■ Supplied material ■
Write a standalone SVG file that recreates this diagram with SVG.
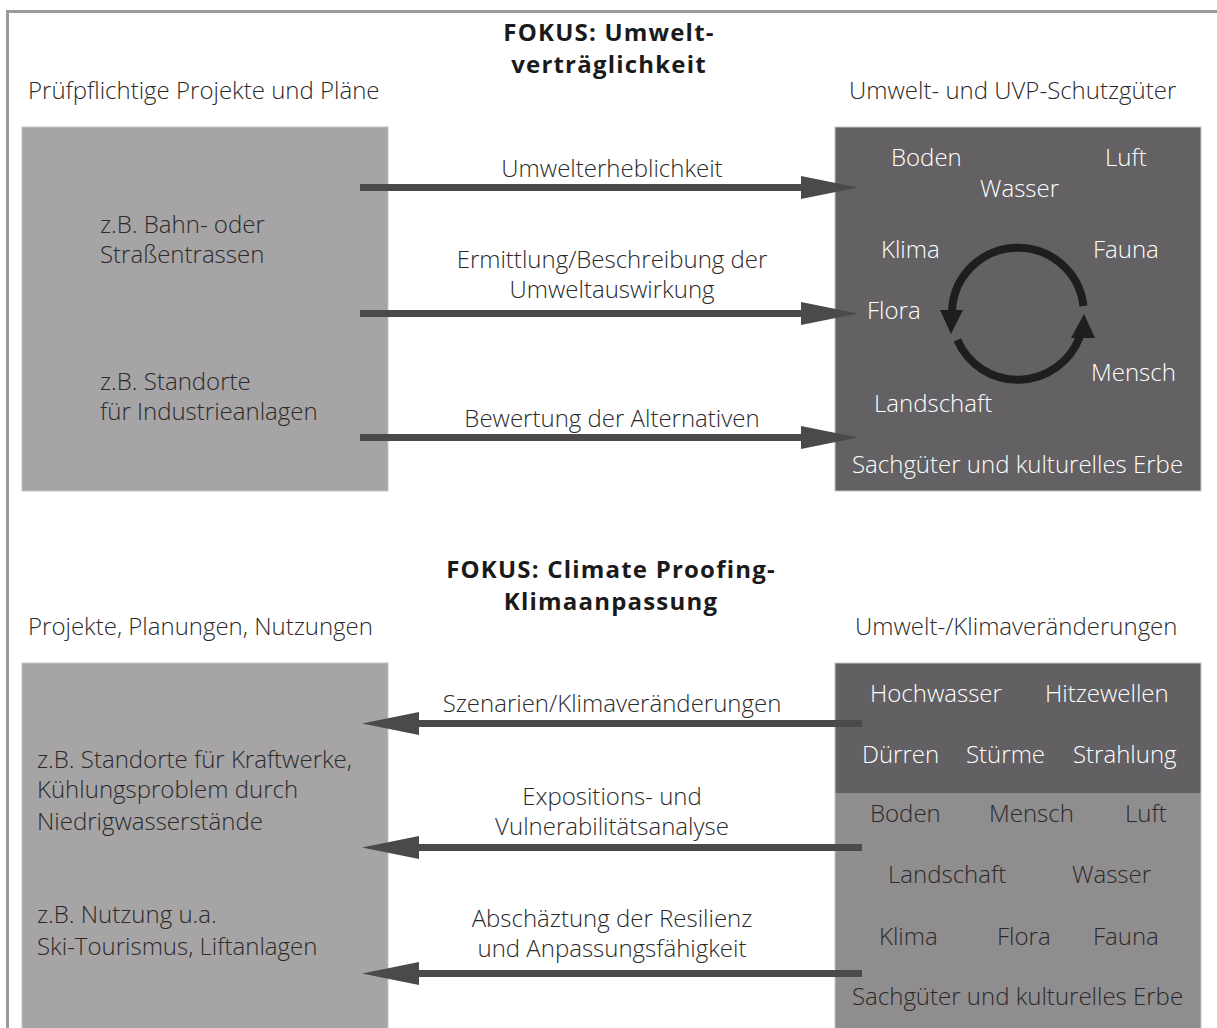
<svg xmlns="http://www.w3.org/2000/svg" width="1217" height="1028" viewBox="0 0 1217 1028">
  <style>
    text { font-family: "Open Sans", "Noto Sans", "DejaVu Sans", sans-serif; font-size: 24px; font-weight: 300; }
    .title { font-weight: bold; font-size: 24px; letter-spacing: 1.2px; fill: #1a1a1a; text-anchor: middle; }
    .head { fill: #2b2a2b; }
    .dark { fill: #2b2a2b; }
    .light { fill: #ffffff; }
    .mid { text-anchor: middle; fill: #2b2a2b; }
    .boxL { fill: #a6a4a5; stroke: #c6c6c6; stroke-width: 1; }
    .boxD { fill: #636163; stroke: #c6c6c6; stroke-width: 1; }
    .boxM { fill: #8f8d8e; }
    .conn { stroke: #4b494b; stroke-width: 7; fill: none; }
    .cycle { stroke: #1f1d1f; stroke-width: 8; fill: none; }
  </style>
  <defs>
    <marker id="arrow" markerUnits="userSpaceOnUse" markerWidth="57" markerHeight="24" refX="1" refY="12" orient="auto">
      <path d="M0,0.5 L57,12 L0,23.5 z" fill="#4b494b"/>
    </marker>
  </defs>

  <!-- frame: top and left edge -->
  <path d="M 7.5 1028 V 11.5 H 1217" fill="none" stroke="#9a9a9a" stroke-width="3"/>

  <!-- section 1: environmental impact -->
  <g id="title-uvp">
    <text class="title" x="609" y="41">FOKUS: Umwelt-</text>
    <text class="title" x="609" y="73">verträglichkeit</text>
  </g>
  <g id="head-projects">
    <text class="head" x="28" y="99">Prüfpflichtige Projekte und Pläne</text>
  </g>
  <g id="head-goods">
    <text class="head" x="849" y="99">Umwelt- und UVP-Schutzgüter</text>
  </g>

  <g id="node-projects">
    <rect class="boxL" x="22" y="127" width="366" height="364"/>
    <text class="dark" x="100" y="233">z.B. Bahn- oder</text>
    <text class="dark" x="100" y="263">Straßentrassen</text>
    <text class="dark" x="100" y="390">z.B. Standorte</text>
    <text class="dark" x="100" y="420">für Industrieanlagen</text>
  </g>

  <g id="node-goods">
    <rect class="boxD" x="835" y="127" width="366" height="364"/>
    <text class="light" x="891" y="166">Boden</text>
    <text class="light" x="1105" y="166">Luft</text>
    <text class="light" x="980" y="197">Wasser</text>
    <text class="light" x="881" y="258">Klima</text>
    <text class="light" x="1093" y="258">Fauna</text>
    <text class="light" x="867" y="319">Flora</text>
    <text class="light" x="1091" y="381">Mensch</text>
    <text class="light" x="874" y="412">Landschaft</text>
    <text class="light" x="852" y="473">Sachgüter und kulturelles Erbe</text>
    <!-- interaction cycle -->
    <path class="cycle" d="M 1083.5 306 A 66 66 0 0 0 952 311"/>
    <polygon points="940,310 963,310 951,334" fill="#1f1d1f"/>
    <path class="cycle" d="M 957.3 340 A 66 66 0 0 0 1080 336"/>
    <polygon points="1071,338 1095,338 1084,314" fill="#1f1d1f"/>
  </g>

  <g id="connectors-uvp">
    <line class="conn" x1="360" y1="187.5" x2="802" y2="187.5" marker-end="url(#arrow)"/>
    <line class="conn" x1="360" y1="313.5" x2="802" y2="313.5" marker-end="url(#arrow)"/>
    <line class="conn" x1="360" y1="437.5" x2="802" y2="437.5" marker-end="url(#arrow)"/>
    <text class="mid" x="612" y="177">Umwelterheblichkeit</text>
    <text class="mid" x="612" y="268">Ermittlung/Beschreibung der</text>
    <text class="mid" x="612" y="298">Umweltauswirkung</text>
    <text class="mid" x="612" y="427">Bewertung der Alternativen</text>
  </g>

  <!-- section 2: climate proofing -->
  <g id="title-climate">
    <text class="title" x="611" y="578">FOKUS: Climate Proofing-</text>
    <text class="title" x="611" y="610">Klimaanpassung</text>
  </g>
  <g id="head-uses">
    <text class="head" x="28" y="635">Projekte, Planungen, Nutzungen</text>
  </g>
  <g id="head-changes">
    <text class="head" x="855" y="635">Umwelt-/Klimaveränderungen</text>
  </g>

  <g id="node-uses">
    <rect class="boxL" x="22" y="663" width="366" height="370"/>
    <text class="dark" x="37" y="768">z.B. Standorte für Kraftwerke,</text>
    <text class="dark" x="37" y="798">Kühlungsproblem durch</text>
    <text class="dark" x="37" y="830">Niedrigwasserstände</text>
    <text class="dark" x="37" y="923">z.B. Nutzung u.a.</text>
    <text class="dark" x="37" y="955">Ski-Tourismus, Liftanlagen</text>
  </g>

  <g id="node-changes">
    <rect class="boxM" x="835" y="663" width="366" height="370"/>
    <rect fill="#626062" x="835" y="663" width="366" height="130"/>
    <rect x="835" y="663" width="366" height="370" fill="none" stroke="#c6c6c6" stroke-width="1"/>
    <text class="light" x="870" y="702">Hochwasser</text>
    <text class="light" x="1045" y="702">Hitzewellen</text>
    <text class="light" x="862" y="763">Dürren</text>
    <text class="light" x="966" y="763">Stürme</text>
    <text class="light" x="1073" y="763">Strahlung</text>
    <text class="dark" x="870" y="822">Boden</text>
    <text class="dark" x="989" y="822">Mensch</text>
    <text class="dark" x="1125" y="822">Luft</text>
    <text class="dark" x="888" y="883">Landschaft</text>
    <text class="dark" x="1072" y="883">Wasser</text>
    <text class="dark" x="879" y="945">Klima</text>
    <text class="dark" x="997" y="945">Flora</text>
    <text class="dark" x="1093" y="945">Fauna</text>
    <text class="dark" x="852" y="1005">Sachgüter und kulturelles Erbe</text>
  </g>

  <g id="connectors-climate">
    <line class="conn" x1="862" y1="723.5" x2="418" y2="723.5" marker-end="url(#arrow)"/>
    <line class="conn" x1="862" y1="847.5" x2="418" y2="847.5" marker-end="url(#arrow)"/>
    <line class="conn" x1="862" y1="973.5" x2="418" y2="973.5" marker-end="url(#arrow)"/>
    <text class="mid" x="612" y="712">Szenarien/Klimaveränderungen</text>
    <text class="mid" x="612" y="805">Expositions- und</text>
    <text class="mid" x="612" y="835">Vulnerabilitätsanalyse</text>
    <text class="mid" x="612" y="927">Abschäztung der Resilienz</text>
    <text class="mid" x="612" y="957">und Anpassungsfähigkeit</text>
  </g>
</svg>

■ Instruction ■
Except for the pictures, print the data above exactly.

■ Final answer ■
Write a standalone SVG file that recreates this diagram with SVG.
<svg xmlns="http://www.w3.org/2000/svg" width="1217" height="1028" viewBox="0 0 1217 1028">
  <style>
    text { font-family: "Open Sans", "Noto Sans", "DejaVu Sans", sans-serif; font-size: 24px; font-weight: 300; }
    .title { font-weight: bold; font-size: 24px; letter-spacing: 1.2px; fill: #1a1a1a; text-anchor: middle; }
    .head { fill: #2b2a2b; }
    .dark { fill: #2b2a2b; }
    .light { fill: #ffffff; }
    .mid { text-anchor: middle; fill: #2b2a2b; }
    .boxL { fill: #a6a4a5; stroke: #c6c6c6; stroke-width: 1; }
    .boxD { fill: #636163; stroke: #c6c6c6; stroke-width: 1; }
    .boxM { fill: #8f8d8e; }
    .conn { stroke: #4b494b; stroke-width: 7; fill: none; }
    .cycle { stroke: #1f1d1f; stroke-width: 8; fill: none; }
  </style>
  <defs>
    <marker id="arrow" markerUnits="userSpaceOnUse" markerWidth="57" markerHeight="24" refX="1" refY="12" orient="auto">
      <path d="M0,0.5 L57,12 L0,23.5 z" fill="#4b494b"/>
    </marker>
  </defs>

  <!-- frame: top and left edge -->
  <path d="M 7.5 1028 V 11.5 H 1217" fill="none" stroke="#9a9a9a" stroke-width="3"/>

  <!-- section 1: environmental impact -->
  <g id="title-uvp">
    <text class="title" x="609" y="41">FOKUS: Umwelt-</text>
    <text class="title" x="609" y="73">verträglichkeit</text>
  </g>
  <g id="head-projects">
    <text class="head" x="28" y="99">Prüfpflichtige Projekte und Pläne</text>
  </g>
  <g id="head-goods">
    <text class="head" x="849" y="99">Umwelt- und UVP-Schutzgüter</text>
  </g>

  <g id="node-projects">
    <rect class="boxL" x="22" y="127" width="366" height="364"/>
    <text class="dark" x="100" y="233">z.B. Bahn- oder</text>
    <text class="dark" x="100" y="263">Straßentrassen</text>
    <text class="dark" x="100" y="390">z.B. Standorte</text>
    <text class="dark" x="100" y="420">für Industrieanlagen</text>
  </g>

  <g id="node-goods">
    <rect class="boxD" x="835" y="127" width="366" height="364"/>
    <text class="light" x="891" y="166">Boden</text>
    <text class="light" x="1105" y="166">Luft</text>
    <text class="light" x="980" y="197">Wasser</text>
    <text class="light" x="881" y="258">Klima</text>
    <text class="light" x="1093" y="258">Fauna</text>
    <text class="light" x="867" y="319">Flora</text>
    <text class="light" x="1091" y="381">Mensch</text>
    <text class="light" x="874" y="412">Landschaft</text>
    <text class="light" x="852" y="473">Sachgüter und kulturelles Erbe</text>
    <!-- interaction cycle -->
    <path class="cycle" d="M 1083.5 306 A 66 66 0 0 0 952 311"/>
    <polygon points="940,310 963,310 951,334" fill="#1f1d1f"/>
    <path class="cycle" d="M 957.3 340 A 66 66 0 0 0 1080 336"/>
    <polygon points="1071,338 1095,338 1084,314" fill="#1f1d1f"/>
  </g>

  <g id="connectors-uvp">
    <line class="conn" x1="360" y1="187.5" x2="802" y2="187.5" marker-end="url(#arrow)"/>
    <line class="conn" x1="360" y1="313.5" x2="802" y2="313.5" marker-end="url(#arrow)"/>
    <line class="conn" x1="360" y1="437.5" x2="802" y2="437.5" marker-end="url(#arrow)"/>
    <text class="mid" x="612" y="177">Umwelterheblichkeit</text>
    <text class="mid" x="612" y="268">Ermittlung/Beschreibung der</text>
    <text class="mid" x="612" y="298">Umweltauswirkung</text>
    <text class="mid" x="612" y="427">Bewertung der Alternativen</text>
  </g>

  <!-- section 2: climate proofing -->
  <g id="title-climate">
    <text class="title" x="611" y="578">FOKUS: Climate Proofing-</text>
    <text class="title" x="611" y="610">Klimaanpassung</text>
  </g>
  <g id="head-uses">
    <text class="head" x="28" y="635">Projekte, Planungen, Nutzungen</text>
  </g>
  <g id="head-changes">
    <text class="head" x="855" y="635">Umwelt-/Klimaveränderungen</text>
  </g>

  <g id="node-uses">
    <rect class="boxL" x="22" y="663" width="366" height="370"/>
    <text class="dark" x="37" y="768">z.B. Standorte für Kraftwerke,</text>
    <text class="dark" x="37" y="798">Kühlungsproblem durch</text>
    <text class="dark" x="37" y="830">Niedrigwasserstände</text>
    <text class="dark" x="37" y="923">z.B. Nutzung u.a.</text>
    <text class="dark" x="37" y="955">Ski-Tourismus, Liftanlagen</text>
  </g>

  <g id="node-changes">
    <rect class="boxM" x="835" y="663" width="366" height="370"/>
    <rect fill="#626062" x="835" y="663" width="366" height="130"/>
    <rect x="835" y="663" width="366" height="370" fill="none" stroke="#c6c6c6" stroke-width="1"/>
    <text class="light" x="870" y="702">Hochwasser</text>
    <text class="light" x="1045" y="702">Hitzewellen</text>
    <text class="light" x="862" y="763">Dürren</text>
    <text class="light" x="966" y="763">Stürme</text>
    <text class="light" x="1073" y="763">Strahlung</text>
    <text class="dark" x="870" y="822">Boden</text>
    <text class="dark" x="989" y="822">Mensch</text>
    <text class="dark" x="1125" y="822">Luft</text>
    <text class="dark" x="888" y="883">Landschaft</text>
    <text class="dark" x="1072" y="883">Wasser</text>
    <text class="dark" x="879" y="945">Klima</text>
    <text class="dark" x="997" y="945">Flora</text>
    <text class="dark" x="1093" y="945">Fauna</text>
    <text class="dark" x="852" y="1005">Sachgüter und kulturelles Erbe</text>
  </g>

  <g id="connectors-climate">
    <line class="conn" x1="862" y1="723.5" x2="418" y2="723.5" marker-end="url(#arrow)"/>
    <line class="conn" x1="862" y1="847.5" x2="418" y2="847.5" marker-end="url(#arrow)"/>
    <line class="conn" x1="862" y1="973.5" x2="418" y2="973.5" marker-end="url(#arrow)"/>
    <text class="mid" x="612" y="712">Szenarien/Klimaveränderungen</text>
    <text class="mid" x="612" y="805">Expositions- und</text>
    <text class="mid" x="612" y="835">Vulnerabilitätsanalyse</text>
    <text class="mid" x="612" y="927">Abschäztung der Resilienz</text>
    <text class="mid" x="612" y="957">und Anpassungsfähigkeit</text>
  </g>
</svg>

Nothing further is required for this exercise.